J'ai dit, au début, que l'histoire des bibliothèques et
librairies incendiées fournirait la matière d'un travail
étendu : j'ajoute à présent que l'oeuvre a déjà
été entreprise ; non pas chez nous, malheureusement, mais
à l'étranger, où, dès 1880, M. C. WALFORD
a publié une étude intitulée : "Destruction
of Libraries by fire considered practically and historically", que
j'ai le regret de ne connaître que par son titre. - L'auteur,
sans doute, a dû mettre à contribution l'excellent "Dictionary
of Printers and Printing" de C.-H. TIMPERLEY (Londres, 1839, plus
de mille pages, gr. in-8), ce riche répertoire de faits intéressant
l'histoire du Livre non moins que l'histoire littéraire. Ce laborieux
compilateur nous apprend, en effet, combien la librairie anglaise a
été fréquemment éprouvée par le feu
; en un peu plus d'un siècle (1708-1835), le consciencieux Timperley
n'a pas relevé moins de trente et un incendies de libraires et
d'imprimeurs, pour la plus grande partie dans la ville de Londres. Certaines
maisons, celles de W. Bowyer et de Bensley, par exemple, ont été
dévastées deux fois par les flammes, à très
peu d'années d'intervalle, ce qui n'est pas pour donner une haute
idée de l'installation des librairies d'alors. - De grandes pertes
littéraires furent la conséquence de ces catastrophes
et plus d'un imprimeur ou libraire eût été ainsi
totalement ruiné, sans la générosité de
riches amateurs qui, en plus d'un cas, vinrent à leur aide par
de larges souscriptions.
L'un des incendies les plus considérables cités par Timperley
fut celui du 8 janvier 1770, qui détruisit à la fois les
magasins de Johnson et Payne, libraires, dans Pater-Noster Row, la demeure
de l'imprimeur Cocks et la maison de l'éditeur Crowder. Entre
autres pertes causées par ce sinistre, on signale la destruction
complète de plus d'une tonne pesant de bibles et livres de prières.

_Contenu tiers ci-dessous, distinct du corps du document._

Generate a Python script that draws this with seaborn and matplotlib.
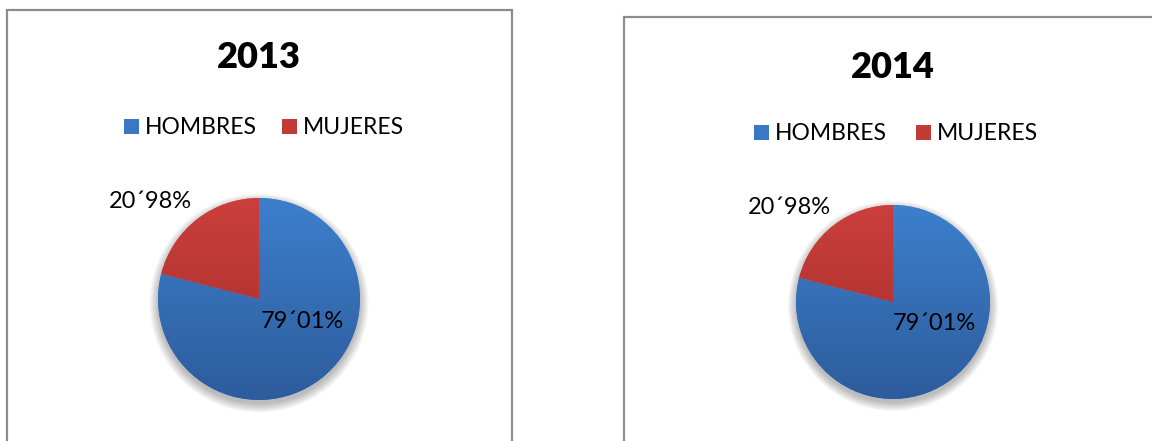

La plus cruelle épreuve subie, dans l'ordre d'idées qui
nous occupe, par la ville de Londres, fut, il n'est pas besoin de le
dire, le grand incendie du 2 septembre 1666 ; on a vu, dans la "Centurie"
qui précède, cette date si funeste dans l'histoire du
livre revenir à maintes reprises ; on peut juger d'après
cela des dommages qu'elle causa aux lettrés du temps. - On peut
aussi se rendre compte de l'activité déployée par
les imprimeurs Londonnais pour réparer les vides causés
par ce désastre, en jetant un coup d'oeil sur un bien curieux
et rare petit in-folio intitulé : Catalogue of Books printed
in England since the Fire of London (1696).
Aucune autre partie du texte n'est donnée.